With options like these, you may find it easier to limit or remove less healthy breads from your meal plan. Consider eliminating options high in refined carbs, such as:

  • Pillsbury’s Date Quick Bread and Muffin Mix: At 28 g of carbohydrates and 14 g of sugar per slice, this bread may be best for special occasions or company only.
  • Starbucks’s Butter Croissant: You’re probably better off eating breakfast at home than picking up this breakfast croissant with your morning coffee. Each one has 26 g of carbs, 1 g of fiber, and 8 g of saturated fat.

When you have diabetes, your body doesn’t make or use enough insulin to process food well. Without enough insulin, your blood sugar levels can spike.

You may also have high cholesterol and triglyceride levels. This means it’s important to keep an eye on fat and sugar intake.

Type 1 diabetes requires receiving daily insulin injections and following a specific eating plan. This plan is geared toward keeping your blood sugar levels within your goal range.

If you have type 2 diabetes, you often follow an eating and exercise regimen geared toward managing blood sugar. If diet and exercise aren’t enough to manage your blood sugar, insulin injections or oral medication may be a part of a daily regimen.

For both types of diabetes, experts recommend creating a food plan, making smart nutritional choices, and watching carbohydrate intake.

Creating a meal plan can help control your blood sugar and provide satisfying nutrition. There isn’t a one-size-fits-all plan. It may help to try different ones to see which works best. Your doctor or dietitian can also help guide your choices and make recommendations.

Here are some meal plans to consider. Each plan emphasizes slow-digesting, high fiber choices to minimize sudden blood sugar changes.

Carb counting

The carb counting method works by establishing a maximum number of carbs you can eat at each meal. There isn’t one number for everyone. An individual’s carb intake should vary based on their exercise level, current health, and any medications they’re taking.

This meal plan, like all others, requires portion control. You also need to learn which types of carbs to eat, as well as how much.

There are three kinds of carbohydrates:

  • Complex carbohydrates, or starches, can be healthy and filling when eaten in appropriate amounts.
  • Sugar isn’t beneficial because it spikes blood sugar and adds empty calories to meals.
  • Fiber helps control blood sugar levels. The Dietary Guidelines for Americans recommends consuming 25–34 g of fiber each day.

The plate method

The plate method doesn’t require carb counting.

Instead, half of your plate should include nonstarchy vegetables, such as broccoli, green peppers, or kale. One-quarter of your plate should contain whole grains and starchy foods, such as beans or bread. The remaining quarter should be filled with protein-rich foods.

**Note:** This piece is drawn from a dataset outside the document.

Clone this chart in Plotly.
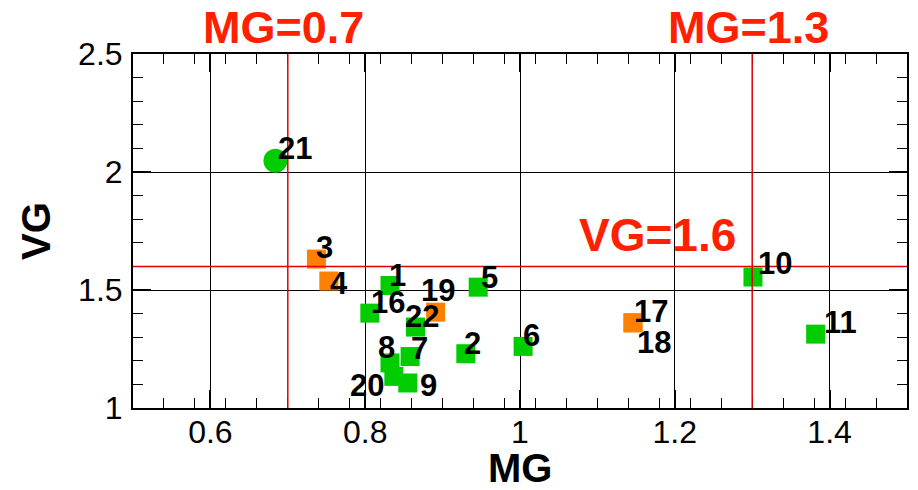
import plotly.graph_objects as go

# ---- data ----
labels = ["21", "3", "4", "1", "16", "19", "22", "5", "7", "2", "6", "8", "20", "9", "10", "17", "18", "11"]
mg = [0.684, 0.737, 0.753, 0.832, 0.806, 0.891, 0.865, 0.946, 0.858, 0.930, 1.004, 0.832, 0.837, 0.855, 1.301, 1.146, 1.146, 1.382]
vg = [2.048, 1.631, 1.538, 1.519, 1.402, 1.406, 1.343, 1.512, 1.218, 1.230, 1.261, 1.191, 1.134, 1.106, 1.555, 1.361, 1.361, 1.313]
groups = ["circle", "orange", "orange", "green", "green", "orange", "green", "green", "green", "green",
          "green", "green", "green", "green", "green", "orange", "orange", "green"]
mg_thresholds = [0.7, 1.3]
vg_threshold = 1.6
x_ticks = [0.6, 0.8, 1.0, 1.2, 1.4]
x_tick_text = ["0.6", "0.8", "1", "1.2", "1.4"]
y_ticks = [1, 1.5, 2, 2.5]
y_tick_text = ["1", "1.5", "2", "2.5"]

# label offsets in pixels (style)
label_shift = {
    "21": (20, 12), "3": (8, 12), "4": (10, -2), "1": (8, 10), "16": (18, 11),
    "19": (2, 22), "22": (6, 11), "5": (11, 10), "7": (9, 8), "2": (7, 10),
    "6": (8, 11), "8": (-3, 15), "20": (-27, -9), "9": (21, -3), "10": (22, 14),
    "17": (18, 11), "18": (21, -20), "11": (25, 12),
}

GREEN = "#00cc00"
ORANGE = "#ff8000"
RED = "#ff2000"
LINE_RED = "#e00000"
FONT = "Liberation Sans"

fig = go.Figure()

def subset(kind):
    xs = [x for x, g in zip(mg, groups) if g == kind]
    ys = [y for y, g in zip(vg, groups) if g == kind]
    return xs, ys

xs, ys = subset("green")
fig.add_trace(go.Scatter(x=xs, y=ys, mode="markers",
                         marker=dict(symbol="square", size=19, color=GREEN, line=dict(width=0))))
xs, ys = subset("orange")
fig.add_trace(go.Scatter(x=xs, y=ys, mode="markers",
                         marker=dict(symbol="square", size=19, color=ORANGE, line=dict(width=0))))
xs, ys = subset("circle")
fig.add_trace(go.Scatter(x=xs, y=ys, mode="markers",
                         marker=dict(symbol="circle", size=24, color=GREEN, line=dict(width=0))))

# reference lines
for t in mg_thresholds:
    fig.add_shape(type="line", x0=t, x1=t, y0=0, y1=1, xref="x", yref="paper",
                  line=dict(color=LINE_RED, width=1.5))
fig.add_shape(type="line", x0=0, x1=1, y0=vg_threshold, y1=vg_threshold, xref="paper", yref="y",
              line=dict(color=LINE_RED, width=1.5))

# point labels
for lab, x, y in zip(labels, mg, vg):
    dx, dy = label_shift[lab]
    fig.add_annotation(x=x, y=y, text=lab, showarrow=False, xanchor="center", yanchor="middle",
                       xshift=dx, yshift=dy,
                       font=dict(family=FONT, size=31, color="black", weight="bold"))

# threshold annotations
for t in mg_thresholds:
    fig.add_annotation(x=t, y=1, xref="x", yref="paper", text=f"MG={t}", showarrow=False,
                       xanchor="center", yanchor="middle", xshift=-4, yshift=27,
                       font=dict(family=FONT, size=45, color=RED, weight="bold"))
fig.add_annotation(x=1.177, y=1.731, xref="x", yref="y", text=f"VG={vg_threshold}", showarrow=False,
                   xanchor="center", yanchor="middle",
                   font=dict(family=FONT, size=46, color=RED, weight="bold"))

# axis titles
fig.add_annotation(x=0, y=0.5, xref="paper", yref="paper", text="VG", showarrow=False,
                   textangle=-90, xanchor="center", yanchor="middle", xshift=-97,
                   font=dict(family=FONT, size=40, color="black", weight="bold"))
fig.add_annotation(x=0.5, y=0, xref="paper", yref="paper", text="MG", showarrow=False,
                   xanchor="center", yanchor="middle", yshift=-60,
                   font=dict(family=FONT, size=40, color="black", weight="bold"))

axis_common = dict(
    showline=True, linecolor="black", linewidth=2, mirror="allticks",
    ticks="inside", ticklen=18, tickwidth=1.5, tickcolor="black",
    showgrid=True, gridcolor="black", gridwidth=1, zeroline=False,
    tickfont=dict(family=FONT, size=32, color="black"),
)

fig.update_xaxes(range=[0.5, 1.5], tickvals=x_ticks, ticktext=x_tick_text, ticklabelstandoff=-5,
                 minor=dict(ticks="inside", ticklen=10, dtick=0.04, tick0=0.5, tickcolor="black",
                            tickwidth=1, showgrid=False),
                 **axis_common)
fig.update_yaxes(range=[1, 2.5], tickvals=y_ticks, ticktext=y_tick_text, ticklabelstandoff=2,
                 minor=dict(ticks="inside", ticklen=10, dtick=0.1, tick0=1, tickcolor="black",
                            tickwidth=1, showgrid=False),
                 **axis_common)

# page body has an 8px default margin; size the figure to fill the 918x490 window
fig.update_layout(
    width=910, height=482,
    margin=dict(l=125, r=9, t=46, b=82),
    plot_bgcolor="white", paper_bgcolor="white",
    showlegend=False,
    font=dict(family=FONT),
)

fig.write_html("out.html")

Depending on your overall meal plan, you can add a serving of fruit daily. A low calorie drink like unsweetened tea or water should complete your meal.

Exchange lists

Exchange lists group similar foods together to allow for easy substitution. You can find an example exchange list here. Every food on the list has the same nutritional value.

Breads are on the starch list. Each item on this list has approximately 15 g of carbohydrates, 3 g of protein, a small amount of fat, and 80 calories. One slice of bread represents one exchange.

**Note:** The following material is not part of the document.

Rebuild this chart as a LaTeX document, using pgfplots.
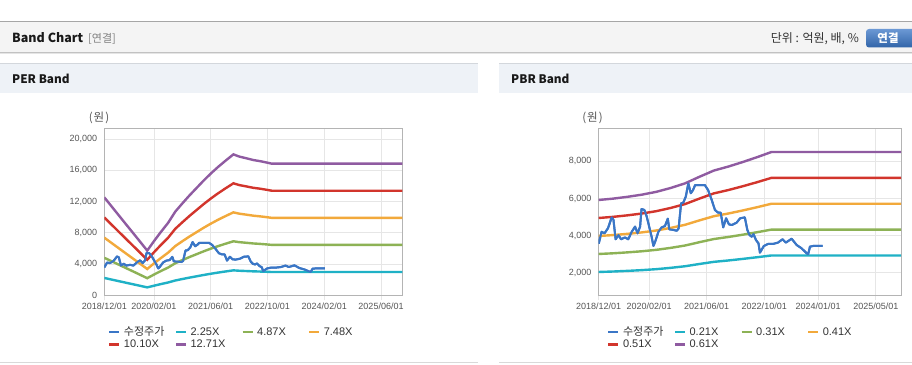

When you have diabetes, healthy eating requires learning about healthy meal choices. This information will help you determine which meal options work best for managing your blood sugar.

When it comes to choosing bread, reading labels and understanding nutrition facts can put you on the right track.

Look for bread that has the lowest amount of sugar, doesn’t have added sugars, and is high in fiber — ideally at least 3 g per serving. A good rule of thumb is to look for a short ingredient list. In addition, remember that different breads affect people differently.

Consider checking your blood sugar before and 1–2 hours after eating bread several times to understand how your body responds.

You may also consider creating a meal plan and talking with your doctor about other best practices for you.